The day after the vote in Ontario, the barristers’ society in Nova Scotia narrowly passed a resolution to approve Trinity Western on the condition that it amend the covenant or not require students to sign it. Three months later, the barristers’ society amended its regulations to give it the power to refuse approval to a law school that “unlawfully discriminates” in its admissions policy. The province’s Court of Appeal found that this amendment was beyond the powers of the regulator, although it suggested that wording similar to that which is in place in Ontario might be acceptable.

The barristers’ society did not seek leave to appeal that decision. As well, it changed its regulations back to the original version, pending what happens at the Supreme Court of Canada.

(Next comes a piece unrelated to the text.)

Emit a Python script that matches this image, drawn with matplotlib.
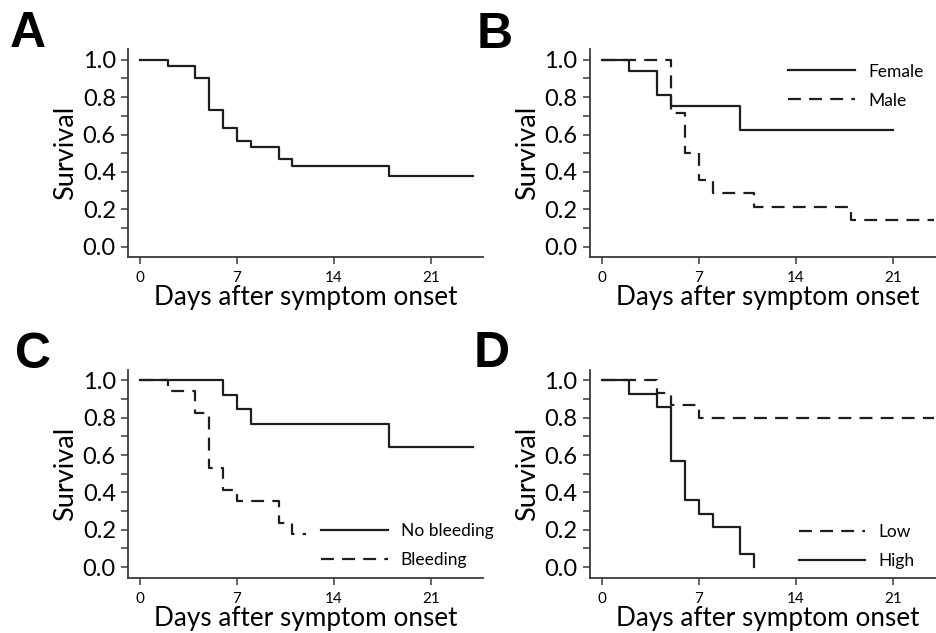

The change in the regulation that suggested the barristers’ society could determine whether discrimination was unlawful was problematic, says Halifax lawyer Amy Sakalauskas. However, she says it deserves credit for trying to be transparent about its concerns with the covenant. “What Nova Scotia was trying to do was paint a path for accreditation. It was trying a middle ground approach,” says Sakalauskas, who was co-counsel for the Canadian Bar Association in the Nova Scotia litigation, which appeared as an intervener to oppose Trinity Western’s bid for accreditation.

Despite the outcome in court, she says the case has sparked widespread discussion about the issue in the province and not only within the legal community. “I think that has been a good thing.” While the law school that Trinity Western wants to establish would be relatively small, that should not be a reason to accredit the school unless it removes the discriminatory aspect of its covenant, says Sakalauskas. “You have to look at the principles rather than the size of the discrimination.”

For those at Trinity Western, though, it is the right to provide a legal education in a Christian context that they see as being the target of discrimination. “It is not a battle that we asked for,” says the law school’s executive director Earl Phillips. “But it is one we are left with, and on a principled basis we cannot run away from it.”